The next morning Alxa and Nelo were summoned to the Hall of Annids for the formal Giving Bounty meeting. As apprentice members of the House of the Owl, they had to wear their formal uniforms, a black shift topped by a cloak quilted and stitched to look like the wings of the emblematic bird.

The setting was spectacular. The Hall of Annids, relocated and rebuilt extensively over the ages, was contained within the body of the Wall, just under the roof, and its great stained-glass ceiling was one of the wonders of the Etxelur District. Though the sunlight gleamed through the glass it wasn’t a particularly warm day — there hadn’t been a really warm day all summer — but the steam-pipe heating was running, and Alxa knew she was going to get seriously hot in this rig.

‘And it’s going to be as dull as a Hatti funeral,’ she moaned to Nelo, as they filed into the Hall behind their parents and other Northland dignitaries.

Nelo just laughed.

The session was already coming to order, if slowly, and Alxa and her twin sat with their parents behind their distant aunt Ywa. Ywa was Annid of Annids and the speaker of the Water Council, the semi-permanent body that governed Etxelur and Northland.

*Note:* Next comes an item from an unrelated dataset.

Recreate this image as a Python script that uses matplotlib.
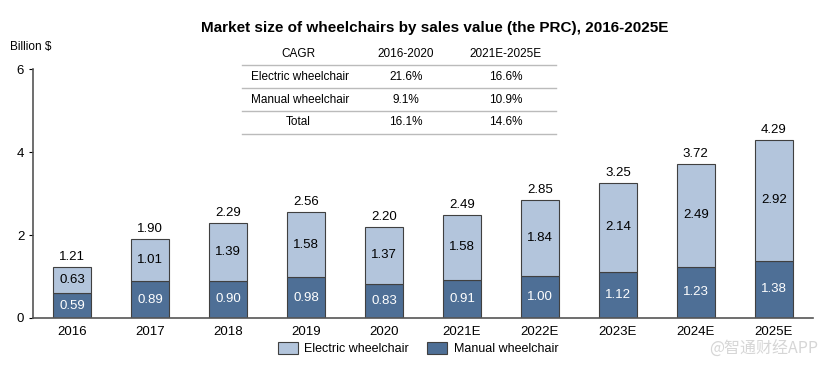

Crimm was here, another uncle, the fisherman who had brought Uncle Pyxeas home from Coldland. Other members of the Council attended, along with senior members of other Houses: the priest-scholars, the masons who maintained the Wall, the water engineers who managed the drainage of the countryside beyond. Dignitaries from the Wall’s many Districts had gathered too, their gowns emblazoned with the numbers and symbols of their homes: Four East, Seventeen West. Only Great Etxelur itself had no east or west designation, no number; Etxelur was the centre, the zero. Before the stage, below the Northlanders, sat the guests in their parties: Carthaginians and Hatti and Muslims and Germans and Franks, even a few Albians, stern and silent. In all there were perhaps fifty people here in this great and ancient Hall. And as they waited for the session to begin, the foreigners, dignitaries in their own countries, showed signs of restlessness.

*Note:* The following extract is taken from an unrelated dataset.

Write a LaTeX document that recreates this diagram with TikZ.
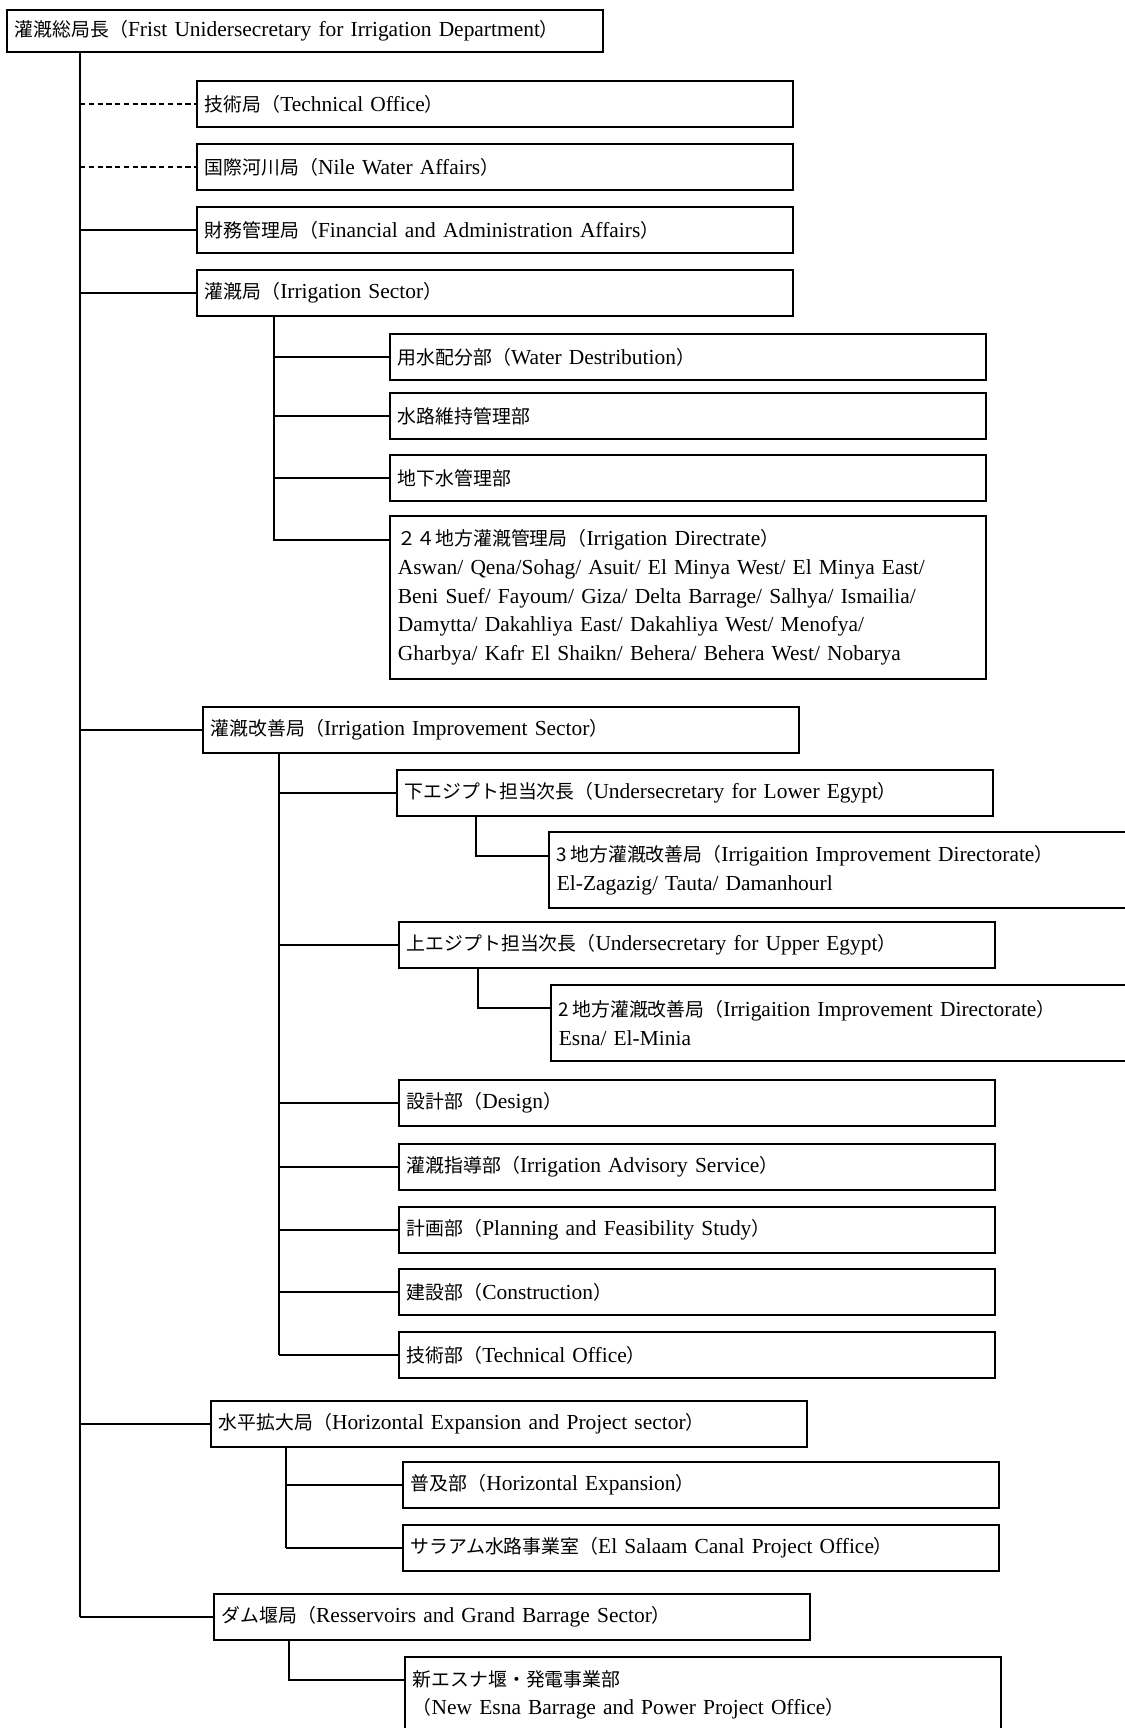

They were all waiting for Pyxeas.

At last Alxa’s great-uncle came bustling into the Hall, with slates and scrolls of paper under his arm. He wasn’t in the stylised wolf-fur cloak he should have been wearing to mark his membership of his own House of scholars and priests; instead he wore smelly-looking furs that seemed as if they were still crusted with seawater. And he was accompanied by a young man, short, stocky, plump-looking, with a flat, sketchy face and short dark hair. He too was bundled up in a fur jacket and trousers, and he looked uncomfortably hot. He was a Coldlander, Alxa realised; he must have travelled back across the ocean with Pyxeas. The scholar glanced around, squinting, short-sighted, comical with his ruddy face and shock of snow-white hair sticking up around a bald pate. Alxa hadn’t seen him for three years; he seemed a lot older than she remembered.